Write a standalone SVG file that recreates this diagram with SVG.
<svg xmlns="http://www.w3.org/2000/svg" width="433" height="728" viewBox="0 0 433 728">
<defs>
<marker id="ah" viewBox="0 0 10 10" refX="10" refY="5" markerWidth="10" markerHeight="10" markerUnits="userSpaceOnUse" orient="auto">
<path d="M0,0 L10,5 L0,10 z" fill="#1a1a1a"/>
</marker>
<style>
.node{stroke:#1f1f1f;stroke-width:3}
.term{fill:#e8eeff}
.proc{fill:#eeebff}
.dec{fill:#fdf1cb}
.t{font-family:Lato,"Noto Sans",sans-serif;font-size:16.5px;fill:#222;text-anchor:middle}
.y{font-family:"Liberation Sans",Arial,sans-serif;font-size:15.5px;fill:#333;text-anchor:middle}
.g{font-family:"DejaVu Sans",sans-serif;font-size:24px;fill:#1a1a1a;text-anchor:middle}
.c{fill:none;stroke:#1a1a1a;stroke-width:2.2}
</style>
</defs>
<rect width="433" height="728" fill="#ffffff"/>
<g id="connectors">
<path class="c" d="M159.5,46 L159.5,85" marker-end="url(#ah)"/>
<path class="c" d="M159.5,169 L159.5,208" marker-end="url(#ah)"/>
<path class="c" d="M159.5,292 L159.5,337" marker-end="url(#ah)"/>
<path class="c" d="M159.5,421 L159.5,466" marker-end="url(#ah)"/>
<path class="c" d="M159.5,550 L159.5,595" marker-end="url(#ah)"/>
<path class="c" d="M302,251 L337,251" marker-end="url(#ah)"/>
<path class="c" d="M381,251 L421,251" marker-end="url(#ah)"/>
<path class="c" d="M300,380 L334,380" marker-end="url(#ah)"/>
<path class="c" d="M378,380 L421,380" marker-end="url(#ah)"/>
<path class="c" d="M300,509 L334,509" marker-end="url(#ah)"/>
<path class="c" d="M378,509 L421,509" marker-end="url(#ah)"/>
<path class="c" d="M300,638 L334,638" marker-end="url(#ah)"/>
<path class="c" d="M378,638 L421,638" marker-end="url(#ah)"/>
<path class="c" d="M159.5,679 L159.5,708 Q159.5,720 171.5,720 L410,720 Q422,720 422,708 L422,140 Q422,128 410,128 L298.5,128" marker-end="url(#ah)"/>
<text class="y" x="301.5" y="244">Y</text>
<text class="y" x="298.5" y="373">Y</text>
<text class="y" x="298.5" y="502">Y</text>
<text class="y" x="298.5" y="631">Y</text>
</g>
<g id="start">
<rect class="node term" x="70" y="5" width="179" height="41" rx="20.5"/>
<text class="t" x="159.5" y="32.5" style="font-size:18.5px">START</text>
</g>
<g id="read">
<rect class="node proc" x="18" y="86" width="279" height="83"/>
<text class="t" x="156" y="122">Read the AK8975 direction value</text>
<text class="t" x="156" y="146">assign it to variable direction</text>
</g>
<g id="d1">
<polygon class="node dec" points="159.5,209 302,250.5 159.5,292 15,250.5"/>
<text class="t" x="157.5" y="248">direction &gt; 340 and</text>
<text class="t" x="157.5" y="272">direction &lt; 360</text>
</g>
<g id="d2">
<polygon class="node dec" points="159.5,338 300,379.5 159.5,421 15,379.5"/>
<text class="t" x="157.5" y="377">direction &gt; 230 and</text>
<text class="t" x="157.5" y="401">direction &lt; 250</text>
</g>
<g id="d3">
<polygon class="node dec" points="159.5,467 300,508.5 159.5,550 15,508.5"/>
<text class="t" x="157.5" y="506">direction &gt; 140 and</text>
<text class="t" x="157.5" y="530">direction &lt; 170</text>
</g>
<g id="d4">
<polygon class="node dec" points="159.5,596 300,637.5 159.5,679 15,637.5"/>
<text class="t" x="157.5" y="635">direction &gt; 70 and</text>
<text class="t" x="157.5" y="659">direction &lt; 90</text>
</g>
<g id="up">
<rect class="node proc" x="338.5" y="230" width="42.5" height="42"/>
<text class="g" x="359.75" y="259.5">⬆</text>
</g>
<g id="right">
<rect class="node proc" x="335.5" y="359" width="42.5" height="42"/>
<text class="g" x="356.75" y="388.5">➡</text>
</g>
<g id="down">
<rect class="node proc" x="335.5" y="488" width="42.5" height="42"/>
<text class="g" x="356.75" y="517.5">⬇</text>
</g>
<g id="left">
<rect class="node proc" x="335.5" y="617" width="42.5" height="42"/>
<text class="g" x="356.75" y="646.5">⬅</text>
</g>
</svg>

_Your goal_: Output the whole listing above again, word for word.

_The answer_:
Write a standalone SVG file that recreates this diagram with SVG.
<svg xmlns="http://www.w3.org/2000/svg" width="433" height="728" viewBox="0 0 433 728">
<defs>
<marker id="ah" viewBox="0 0 10 10" refX="10" refY="5" markerWidth="10" markerHeight="10" markerUnits="userSpaceOnUse" orient="auto">
<path d="M0,0 L10,5 L0,10 z" fill="#1a1a1a"/>
</marker>
<style>
.node{stroke:#1f1f1f;stroke-width:3}
.term{fill:#e8eeff}
.proc{fill:#eeebff}
.dec{fill:#fdf1cb}
.t{font-family:Lato,"Noto Sans",sans-serif;font-size:16.5px;fill:#222;text-anchor:middle}
.y{font-family:"Liberation Sans",Arial,sans-serif;font-size:15.5px;fill:#333;text-anchor:middle}
.g{font-family:"DejaVu Sans",sans-serif;font-size:24px;fill:#1a1a1a;text-anchor:middle}
.c{fill:none;stroke:#1a1a1a;stroke-width:2.2}
</style>
</defs>
<rect width="433" height="728" fill="#ffffff"/>
<g id="connectors">
<path class="c" d="M159.5,46 L159.5,85" marker-end="url(#ah)"/>
<path class="c" d="M159.5,169 L159.5,208" marker-end="url(#ah)"/>
<path class="c" d="M159.5,292 L159.5,337" marker-end="url(#ah)"/>
<path class="c" d="M159.5,421 L159.5,466" marker-end="url(#ah)"/>
<path class="c" d="M159.5,550 L159.5,595" marker-end="url(#ah)"/>
<path class="c" d="M302,251 L337,251" marker-end="url(#ah)"/>
<path class="c" d="M381,251 L421,251" marker-end="url(#ah)"/>
<path class="c" d="M300,380 L334,380" marker-end="url(#ah)"/>
<path class="c" d="M378,380 L421,380" marker-end="url(#ah)"/>
<path class="c" d="M300,509 L334,509" marker-end="url(#ah)"/>
<path class="c" d="M378,509 L421,509" marker-end="url(#ah)"/>
<path class="c" d="M300,638 L334,638" marker-end="url(#ah)"/>
<path class="c" d="M378,638 L421,638" marker-end="url(#ah)"/>
<path class="c" d="M159.5,679 L159.5,708 Q159.5,720 171.5,720 L410,720 Q422,720 422,708 L422,140 Q422,128 410,128 L298.5,128" marker-end="url(#ah)"/>
<text class="y" x="301.5" y="244">Y</text>
<text class="y" x="298.5" y="373">Y</text>
<text class="y" x="298.5" y="502">Y</text>
<text class="y" x="298.5" y="631">Y</text>
</g>
<g id="start">
<rect class="node term" x="70" y="5" width="179" height="41" rx="20.5"/>
<text class="t" x="159.5" y="32.5" style="font-size:18.5px">START</text>
</g>
<g id="read">
<rect class="node proc" x="18" y="86" width="279" height="83"/>
<text class="t" x="156" y="122">Read the AK8975 direction value</text>
<text class="t" x="156" y="146">assign it to variable direction</text>
</g>
<g id="d1">
<polygon class="node dec" points="159.5,209 302,250.5 159.5,292 15,250.5"/>
<text class="t" x="157.5" y="248">direction &gt; 340 and</text>
<text class="t" x="157.5" y="272">direction &lt; 360</text>
</g>
<g id="d2">
<polygon class="node dec" points="159.5,338 300,379.5 159.5,421 15,379.5"/>
<text class="t" x="157.5" y="377">direction &gt; 230 and</text>
<text class="t" x="157.5" y="401">direction &lt; 250</text>
</g>
<g id="d3">
<polygon class="node dec" points="159.5,467 300,508.5 159.5,550 15,508.5"/>
<text class="t" x="157.5" y="506">direction &gt; 140 and</text>
<text class="t" x="157.5" y="530">direction &lt; 170</text>
</g>
<g id="d4">
<polygon class="node dec" points="159.5,596 300,637.5 159.5,679 15,637.5"/>
<text class="t" x="157.5" y="635">direction &gt; 70 and</text>
<text class="t" x="157.5" y="659">direction &lt; 90</text>
</g>
<g id="up">
<rect class="node proc" x="338.5" y="230" width="42.5" height="42"/>
<text class="g" x="359.75" y="259.5">⬆</text>
</g>
<g id="right">
<rect class="node proc" x="335.5" y="359" width="42.5" height="42"/>
<text class="g" x="356.75" y="388.5">➡</text>
</g>
<g id="down">
<rect class="node proc" x="335.5" y="488" width="42.5" height="42"/>
<text class="g" x="356.75" y="517.5">⬇</text>
</g>
<g id="left">
<rect class="node proc" x="335.5" y="617" width="42.5" height="42"/>
<text class="g" x="356.75" y="646.5">⬅</text>
</g>
</svg>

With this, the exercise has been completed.